Gritar "Somos Porto" não basta

Quando comecei a ver futebol, as vitórias eram pintadas de azul e branco semana sim, semana sim. O Porto ganhava, ganhava, ganhava e eu lá festejava. Foi assim durante muitos e largos anos, o que me levou a conhecer o sabor da vitória no Campeonato, na Taça, naquelas Supertaças a que assistia com os meus pais num dos vários cafés espalhados pela costa algarvia e até (que luxo!) na Liga dos Campeões, Liga Europa e Campeonato do Mundo de Clubes. É com muita satisfação que digo que a única coisa que não sei festejar é a Taça da Liga.

O Porto ganhou muito, eu festejei muito e, ao mesmo tempo, sempre pensei que haveria um dia em que os festejos se distribuiriam um pouco mais. Não ser hipócrita é o mais importante no desporto: umas vezes ganham uns, outras ganham, bem, outros. Sempre assim foi, sempre será e ainda bem. Porque a imprevisibilidade no início de cada época é o que a torna fascinante e sem rivais nenhuma equipa seria equipa. Agora que tenho este ponto esclarecido, vou ao que verdadeiramente interessa: dentro do não ganhar, há vários níveis.

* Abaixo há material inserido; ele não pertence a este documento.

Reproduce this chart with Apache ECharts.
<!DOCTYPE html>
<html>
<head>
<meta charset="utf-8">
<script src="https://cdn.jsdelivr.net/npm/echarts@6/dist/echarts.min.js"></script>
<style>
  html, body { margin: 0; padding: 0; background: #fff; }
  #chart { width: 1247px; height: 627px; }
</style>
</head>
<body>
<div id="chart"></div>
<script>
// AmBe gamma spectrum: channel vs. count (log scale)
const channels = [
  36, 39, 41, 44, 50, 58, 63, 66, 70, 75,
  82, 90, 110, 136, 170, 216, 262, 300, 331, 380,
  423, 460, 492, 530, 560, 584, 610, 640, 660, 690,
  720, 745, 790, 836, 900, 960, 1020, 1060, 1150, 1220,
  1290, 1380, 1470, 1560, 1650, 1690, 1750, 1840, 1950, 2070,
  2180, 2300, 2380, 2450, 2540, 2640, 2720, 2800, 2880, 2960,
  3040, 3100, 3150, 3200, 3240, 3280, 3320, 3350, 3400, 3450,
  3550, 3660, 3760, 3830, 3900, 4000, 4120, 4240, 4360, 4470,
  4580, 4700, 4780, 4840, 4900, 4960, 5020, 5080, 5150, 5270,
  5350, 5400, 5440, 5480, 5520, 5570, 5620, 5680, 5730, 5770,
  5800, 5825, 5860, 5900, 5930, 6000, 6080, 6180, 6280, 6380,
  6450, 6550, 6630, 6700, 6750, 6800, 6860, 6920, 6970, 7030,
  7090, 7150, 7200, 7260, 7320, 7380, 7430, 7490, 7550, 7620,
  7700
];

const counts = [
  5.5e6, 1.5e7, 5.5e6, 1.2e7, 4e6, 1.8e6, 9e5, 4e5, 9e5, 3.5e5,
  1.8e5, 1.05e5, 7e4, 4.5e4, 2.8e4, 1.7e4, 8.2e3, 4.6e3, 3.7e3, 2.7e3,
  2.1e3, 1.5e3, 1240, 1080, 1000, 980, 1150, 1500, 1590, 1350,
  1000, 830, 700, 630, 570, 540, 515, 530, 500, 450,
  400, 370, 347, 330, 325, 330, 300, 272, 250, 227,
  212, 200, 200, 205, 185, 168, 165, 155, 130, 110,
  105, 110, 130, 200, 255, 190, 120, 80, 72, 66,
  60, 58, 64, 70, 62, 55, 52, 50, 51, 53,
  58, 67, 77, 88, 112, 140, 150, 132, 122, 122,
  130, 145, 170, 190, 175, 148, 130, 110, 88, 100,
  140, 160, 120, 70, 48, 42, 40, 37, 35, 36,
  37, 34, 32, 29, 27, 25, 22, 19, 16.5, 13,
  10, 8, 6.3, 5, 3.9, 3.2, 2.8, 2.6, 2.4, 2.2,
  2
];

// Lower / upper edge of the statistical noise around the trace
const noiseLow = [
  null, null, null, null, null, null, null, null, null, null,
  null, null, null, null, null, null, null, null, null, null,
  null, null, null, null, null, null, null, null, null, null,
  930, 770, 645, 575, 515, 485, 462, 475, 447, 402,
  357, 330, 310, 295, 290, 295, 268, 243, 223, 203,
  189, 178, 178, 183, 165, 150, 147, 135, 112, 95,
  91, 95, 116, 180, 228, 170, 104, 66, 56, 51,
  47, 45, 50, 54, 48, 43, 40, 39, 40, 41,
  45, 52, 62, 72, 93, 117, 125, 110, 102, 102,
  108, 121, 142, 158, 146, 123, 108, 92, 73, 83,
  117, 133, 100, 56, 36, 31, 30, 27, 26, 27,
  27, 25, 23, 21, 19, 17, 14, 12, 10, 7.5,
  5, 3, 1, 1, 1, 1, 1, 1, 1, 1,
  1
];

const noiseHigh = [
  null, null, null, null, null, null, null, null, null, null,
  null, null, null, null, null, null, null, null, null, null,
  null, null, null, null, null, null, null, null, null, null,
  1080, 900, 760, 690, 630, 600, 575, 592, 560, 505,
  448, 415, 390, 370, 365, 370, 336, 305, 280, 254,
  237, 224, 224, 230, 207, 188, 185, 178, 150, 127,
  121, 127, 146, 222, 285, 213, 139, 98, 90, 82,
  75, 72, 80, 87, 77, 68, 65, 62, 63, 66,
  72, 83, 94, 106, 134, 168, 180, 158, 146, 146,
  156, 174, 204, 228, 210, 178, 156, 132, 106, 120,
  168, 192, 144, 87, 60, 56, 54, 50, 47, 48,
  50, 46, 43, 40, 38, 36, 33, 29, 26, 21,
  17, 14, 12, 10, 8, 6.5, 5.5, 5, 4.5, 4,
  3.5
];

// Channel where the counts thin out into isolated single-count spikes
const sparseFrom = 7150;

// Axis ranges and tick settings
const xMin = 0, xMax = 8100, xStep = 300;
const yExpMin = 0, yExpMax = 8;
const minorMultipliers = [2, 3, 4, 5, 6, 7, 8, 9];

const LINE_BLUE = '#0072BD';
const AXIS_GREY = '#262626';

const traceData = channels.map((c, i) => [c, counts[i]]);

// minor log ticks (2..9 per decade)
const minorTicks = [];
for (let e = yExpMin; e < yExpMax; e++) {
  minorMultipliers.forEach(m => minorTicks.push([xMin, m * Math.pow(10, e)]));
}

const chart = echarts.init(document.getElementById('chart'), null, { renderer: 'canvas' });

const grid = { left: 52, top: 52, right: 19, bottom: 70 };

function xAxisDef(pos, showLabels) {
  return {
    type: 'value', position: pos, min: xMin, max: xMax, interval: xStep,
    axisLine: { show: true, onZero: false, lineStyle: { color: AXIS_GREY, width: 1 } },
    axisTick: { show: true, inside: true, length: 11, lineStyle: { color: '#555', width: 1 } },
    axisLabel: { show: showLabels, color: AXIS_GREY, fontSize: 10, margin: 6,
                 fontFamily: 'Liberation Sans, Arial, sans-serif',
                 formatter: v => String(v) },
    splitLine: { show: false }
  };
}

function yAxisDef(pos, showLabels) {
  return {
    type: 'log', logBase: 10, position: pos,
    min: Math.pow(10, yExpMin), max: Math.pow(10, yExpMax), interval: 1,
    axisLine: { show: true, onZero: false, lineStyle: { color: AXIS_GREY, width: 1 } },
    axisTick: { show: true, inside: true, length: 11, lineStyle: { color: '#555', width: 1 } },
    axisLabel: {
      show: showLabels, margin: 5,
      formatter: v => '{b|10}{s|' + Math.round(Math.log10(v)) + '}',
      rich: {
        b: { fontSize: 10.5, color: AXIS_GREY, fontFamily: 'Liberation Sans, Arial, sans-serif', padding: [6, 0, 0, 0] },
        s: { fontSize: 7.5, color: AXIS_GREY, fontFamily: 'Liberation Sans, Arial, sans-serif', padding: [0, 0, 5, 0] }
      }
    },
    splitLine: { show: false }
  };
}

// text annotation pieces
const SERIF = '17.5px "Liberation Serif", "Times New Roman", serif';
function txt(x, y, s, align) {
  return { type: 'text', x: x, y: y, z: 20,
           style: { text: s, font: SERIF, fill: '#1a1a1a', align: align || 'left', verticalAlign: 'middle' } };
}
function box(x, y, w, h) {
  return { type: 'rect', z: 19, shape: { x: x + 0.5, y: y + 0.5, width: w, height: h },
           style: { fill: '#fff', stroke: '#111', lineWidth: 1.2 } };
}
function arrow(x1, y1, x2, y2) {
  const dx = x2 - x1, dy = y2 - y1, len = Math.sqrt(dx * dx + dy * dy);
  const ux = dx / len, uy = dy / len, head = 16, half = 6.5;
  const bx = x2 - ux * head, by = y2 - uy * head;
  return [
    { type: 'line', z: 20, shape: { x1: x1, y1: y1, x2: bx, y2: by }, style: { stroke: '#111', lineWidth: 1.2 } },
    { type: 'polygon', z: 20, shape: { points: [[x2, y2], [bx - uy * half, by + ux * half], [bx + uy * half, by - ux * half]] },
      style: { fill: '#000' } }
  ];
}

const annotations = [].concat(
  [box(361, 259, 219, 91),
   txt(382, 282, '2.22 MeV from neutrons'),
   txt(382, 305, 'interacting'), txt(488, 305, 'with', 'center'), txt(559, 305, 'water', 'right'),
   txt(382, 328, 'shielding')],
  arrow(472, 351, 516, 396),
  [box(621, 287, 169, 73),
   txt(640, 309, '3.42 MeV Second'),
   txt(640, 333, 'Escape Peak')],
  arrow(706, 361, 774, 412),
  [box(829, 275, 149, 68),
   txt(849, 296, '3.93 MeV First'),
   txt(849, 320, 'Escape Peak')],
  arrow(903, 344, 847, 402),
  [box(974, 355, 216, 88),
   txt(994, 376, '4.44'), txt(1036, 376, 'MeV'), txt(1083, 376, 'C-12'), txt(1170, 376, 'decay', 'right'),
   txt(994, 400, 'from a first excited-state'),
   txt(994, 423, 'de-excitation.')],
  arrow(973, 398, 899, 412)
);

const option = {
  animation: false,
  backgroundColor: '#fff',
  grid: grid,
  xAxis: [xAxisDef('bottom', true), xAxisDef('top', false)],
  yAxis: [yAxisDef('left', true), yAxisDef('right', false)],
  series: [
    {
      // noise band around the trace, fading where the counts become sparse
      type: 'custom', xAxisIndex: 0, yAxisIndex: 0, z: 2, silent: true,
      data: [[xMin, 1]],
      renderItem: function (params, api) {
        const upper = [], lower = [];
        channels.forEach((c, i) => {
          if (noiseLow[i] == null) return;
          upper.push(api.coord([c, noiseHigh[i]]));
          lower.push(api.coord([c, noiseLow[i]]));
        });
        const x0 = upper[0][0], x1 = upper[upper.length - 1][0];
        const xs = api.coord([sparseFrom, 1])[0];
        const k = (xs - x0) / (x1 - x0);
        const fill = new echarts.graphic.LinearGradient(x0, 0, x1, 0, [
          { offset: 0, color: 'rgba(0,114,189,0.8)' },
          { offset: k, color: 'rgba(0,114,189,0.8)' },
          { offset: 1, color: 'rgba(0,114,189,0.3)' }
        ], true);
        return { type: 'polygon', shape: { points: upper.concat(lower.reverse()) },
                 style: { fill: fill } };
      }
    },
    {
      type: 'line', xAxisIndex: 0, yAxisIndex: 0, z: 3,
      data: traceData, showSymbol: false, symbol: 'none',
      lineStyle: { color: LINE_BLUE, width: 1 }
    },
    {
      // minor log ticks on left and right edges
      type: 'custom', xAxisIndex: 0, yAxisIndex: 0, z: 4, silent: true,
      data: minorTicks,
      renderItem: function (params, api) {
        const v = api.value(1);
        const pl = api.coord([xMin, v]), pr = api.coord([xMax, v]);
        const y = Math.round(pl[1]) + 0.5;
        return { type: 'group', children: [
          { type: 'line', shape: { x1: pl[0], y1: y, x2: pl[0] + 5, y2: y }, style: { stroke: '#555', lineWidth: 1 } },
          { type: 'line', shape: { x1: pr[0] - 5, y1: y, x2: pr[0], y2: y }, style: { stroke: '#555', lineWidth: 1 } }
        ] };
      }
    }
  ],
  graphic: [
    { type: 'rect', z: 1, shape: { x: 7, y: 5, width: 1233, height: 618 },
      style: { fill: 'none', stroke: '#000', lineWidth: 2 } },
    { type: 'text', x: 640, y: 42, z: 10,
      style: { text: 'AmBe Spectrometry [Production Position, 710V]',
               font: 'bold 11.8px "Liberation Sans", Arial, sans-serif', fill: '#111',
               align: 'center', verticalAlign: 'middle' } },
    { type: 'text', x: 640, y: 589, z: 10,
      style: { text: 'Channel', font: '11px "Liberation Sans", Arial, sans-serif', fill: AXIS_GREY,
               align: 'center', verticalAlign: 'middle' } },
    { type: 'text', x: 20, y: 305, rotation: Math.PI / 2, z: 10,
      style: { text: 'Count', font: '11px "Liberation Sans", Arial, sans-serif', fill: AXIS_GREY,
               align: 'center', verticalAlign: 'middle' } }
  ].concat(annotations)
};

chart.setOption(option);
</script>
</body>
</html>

Até agora, o Porto que tantas alegrias me deu passava por curtas fases em que não ganhava porque tinha adversários que simplesmente conseguiam ser melhores em determinados fins de semana, eliminatórias ou finais. Mas o Porto dos dias de hoje é outro. É um Porto sem identidade, sem mística, diferente de si próprio. É isso que me aborrece. Não a falta de títulos -- acreditem quando vos digo isto, ou não fosse eu um seguidor apaixonado do Liverpool (e penso que isto basta para vos fazer ver que as minhas palavras são sinceras) -- mas sim a falta da identidade que tão bem nos definiu nos últimos anos.

Gritar "Somos Porto" não basta. E dizê-lo num balneário não é suficiente para ser o escolhido para liderar a equipa depois de três anos menos felizes. A estupidez numero 1? Toda a confiança depositada em Lopetegui, claro. A segunda? Retirá-lo numa fase em que ainda estava na calha de conseguir, à segunda época, o objetivo que na anterior tinha estado tão perto de concretizar. O terceiro? Colocar José Peseiro no seu lugar. Se era para causar um abanão na equipa, que fosse um abanão a sério, e não um pseudo-choque psicológico. O quarto e pior de todos? Escolher Nuno Espírito Santo para liderar a equipa principal (e ainda me dói cada vez que escrevo estas palavras).

Agora que já passaram vários meses continuo sem encontrar palavras que seja de que forma for façam esta decisão parecer minimamente acertada. Não é só culpa tua, Nuno. A verdade é que nem nos teus tempos de guarda-redes gostei de ti e isto não é culpa tua. Deves saber do que falo: às vezes, de forma inconsciente, não gostamos de uma pessoa. Não há razão aparente que o justifique, simplesmente não gostamos. E isto, claro, não ajudou em nada quando foste escolhido para treinador da equipa principal. Mas aquilo de que escrevo hoje já vai muito para lá da opinião irracional que tinha.

Vejo um Porto a desperdiçar-se. Um Porto a poder brilhar e não o fazer. Vejo, lá está, um Porto a fugir à sua identidade. A reinventar-se jogo após jogo, a deixar de fora aqueles que mais poderiam ajudar em noites difíceis (três empates numa semana, que significam o adeus à Taça, o complicar e muito da situação na Liga dos Campeões e uma desvantagem de sete pontos no campeonato e Brahimi nem ao banco é chamado?! E o João Carlos Teixeira, que saiu de um histórico europeu para vir brilhar no Dragão e nem para a Taça foi chamado?) e a ficar cada vez mais desnorteado.

Vejo, acima de tudo, um Porto perdido. Perdido em discursos, em promessas de vitórias que não se cumprem, em falhanços embaraçosos atrás de falhanços. Não estou a pedir títulos, caramba. Estou a pedir exibições à Porto, que nos façam sorrir acabem bem ou mal e que nos deixem cada vez com mais vontade de ligar a TV ou ir ao estádio no fim de semana seguinte. Essa foi a minha mística durante mais de uma década, quando ganhávamos e quando perdíamos. Porque era bonito ver o Porto jogar e só isso me interessava. Agora? Agora é um Porto confuso que precisava de voltar a ser Porto. Que precisa de (re)agir. Gritar "Somos Porto" não basta.